Phenylketonuria (PKU) is a rare inborn metabolic disease where body is unable to break down phenylalanine, an amino acid that is one of the building blocks of proteins. In classical phenylketonuria, there is a deficiency of the enzyme phenylalanine hydroxylase and the metabolism of phenylalanine (phe) is disrupted, so it accumulates in tissues and organs, with developing brain being the most vulnerable to excess phenylalanine. In order to prevent the accumulation of phenylalanine in the body, it is necessary to implement a diet without or with as little as possible phenylalanine, which means a low-protein diet.

As the symptoms of untreated phenylketonuria occur very early, a low-protein diet should be started in the first month of a baby's life. The diet is most rigorous in the first years of a child's life, because the growth and development of the child's brain are intense at that time. Any potential increase of phenylalanine blood level must be corrected immediately so that the brain continues to develop properly, which is necessary for a child in order to learn to sit, walk, get out of diapers and speak.

How to get a diagnosis?

Neonatal screening for phenylketonuria is carried out throughout Serbia. Tests are performed at all maternity hospitals in the country and samples are sent to two centers – the Institute for Child and Youth Healthcare of Vojvodina in Novi Sad and the Mother and Child Healthcare Institute of Serbia “Dr Vukan Cupic” in Belgrade.

The test is called the Guthrie test, because in 1960 American microbiologist Robert Guthrie developed an easy way to diagnose phenylketonuria. The Guthrie test is performed by pricking the baby's heel (or toddler’s finger) and putting a few drops of blood on a special filter paper cards, called Guthrie cards.

Owing to neonatal screening and early diagnosis, prompt implementation of treatment is enabled and therefore manifestation of this metabolic disease is avoided. If left undetected and untreated, phenylketonuria has a severe clinical picture. Untreated phenylketonuria is accompanied by numerous nervous system damages, seizures and severe mental retardation.

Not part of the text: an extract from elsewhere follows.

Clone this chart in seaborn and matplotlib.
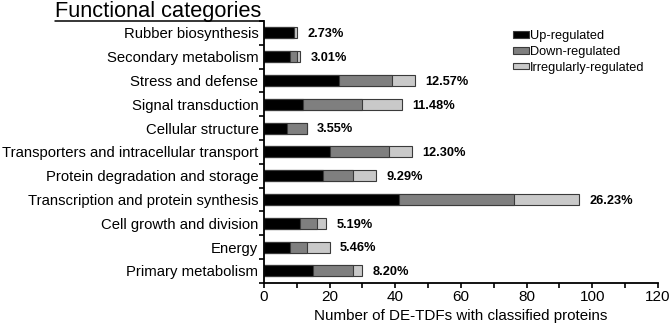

Many countries, including Serbia, provide patients with the most basic food (special flour, special milk and egg substitutes), as well as protein supplements, replacing all the forbidden food (meet, eggs, fish, rice, etc.).

Types of phenylketonuria:

    • Classic phenylketonuria (blood phenylalanine level is over 20 mg/dl or 1200 µmol/l – a strict diet is required)
    • Moderate (mild) phenylketonuria (blood phenylalanine level is over 6 mg/dl and under 20 mg/dl or 600–1200 µmol/l – a diet is required, but not as rigorous)
    • Hyperphenylalaninemia (blood phenylalanine level is up to 6 mg/dl or 600 µmol/l – in some countries, patients are initially put on a diet which is later discontinued. In some countries, patients are only monitored by regular blood analysis and if there is a high value, they are put on a diet).

In Serbia patients with hyperphenylalaninemia are also put on a diet, but their daily intake of phenylalnine is higher than that of patients with classic and mild phenylketonuria.